What Austin’s match with Yokozuna arguably does highlight though, is a concrete passing of the torch between a member of the ‘New Generation’ era of the WWF that wasn’t long for the company, and a star who would become synonymous with the ‘Attitude’ era that was to follow. Naturally, a two minute match on a pre-show before Summerslam didn’t engender the match with that much significance, but these were two workers whose trajectories couldn’t have been more opposed at this point in time.
Yokozuna, with his weight continuing to be a significant issue, was no longer going to challenge near the top of the card. Having been one of the few bright sparks of a time period that offered little to the wrestling fan, it was a sad ending for someone who many considered a very capable big man whose athleticism belied his size, at least at his peak. Following this match against Austin, Yokozuna would compete against Shawn Michaels on Raw in August, turn up in a match at the Survivor Series, and then was gone from the company by the end of 1996.

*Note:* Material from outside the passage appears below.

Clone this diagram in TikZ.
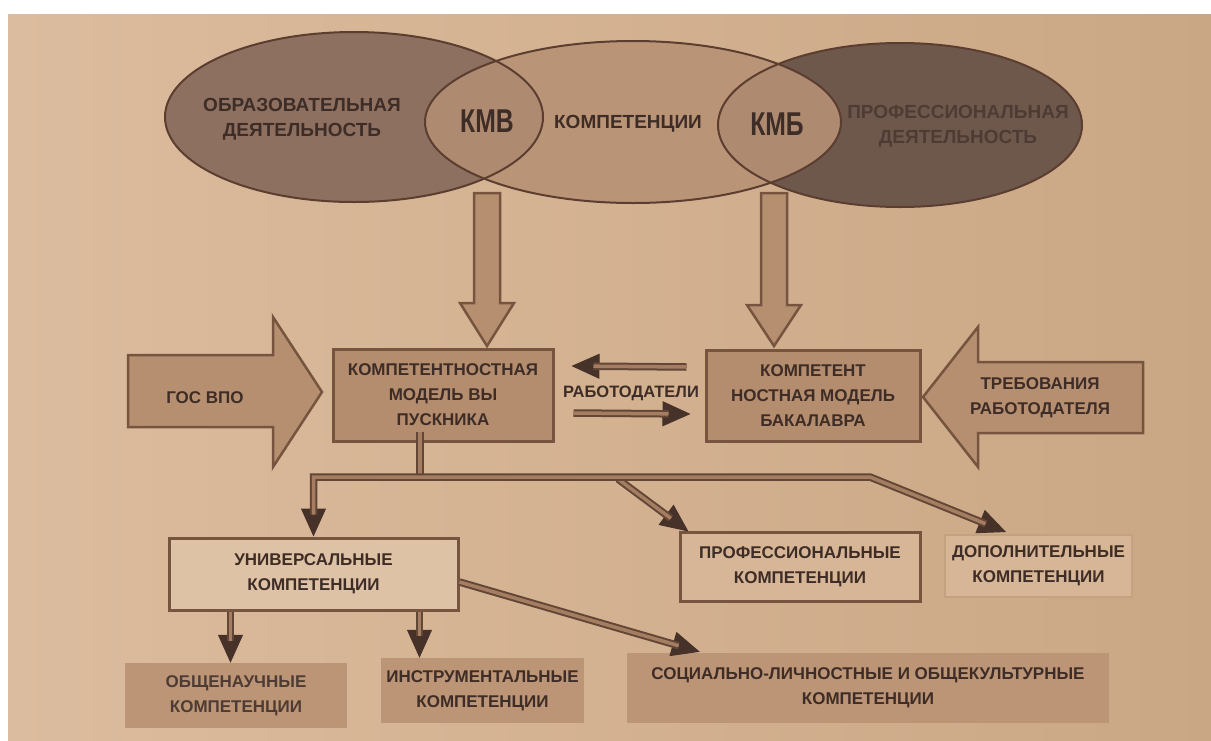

As a means to entice people still on the fence about the show, the Free For All wasn’t going to sell people off the back of the strength of this contest. Attacking Yokozuna before he’d fully taken off his kimono, Austin got in some early punches before a huge right hand sent him down to the canvas. The same fate befell him after a headbutt and a chop, but a rake to the eyes sought to halt the big man’s momentum. Some punches and two clotheslines were not enough to take Yoko off of his feet, whilst a third attempted clothesline allowed Yoko to land a Samoan drop to drive the air out of Austin.
A huge legdrop had Austin down and in trouble, with Yokozuna looking to finish early. Dragging him towards the corner, Yokozuna would head to the second rope for the Banzai drop. As had become a finish to somewhat protect the big man whilst also factoring in his size, the top turnbuckle would snap, sending Yokozuna careening backwards (with Austin luckily rolling just far enough away to avoid getting crushed) to the canvas. Austin would hook a leg and get the three count for victory within two minutes.
It wouldn’t be until his series with Hart, culminating in their match at Wrestlemania 13, that Austin truly ascended to the top. Between ‘Austin 3:16’ and that, he would spend his Summerslam on the pre-show trying not to get squashed. How times would change.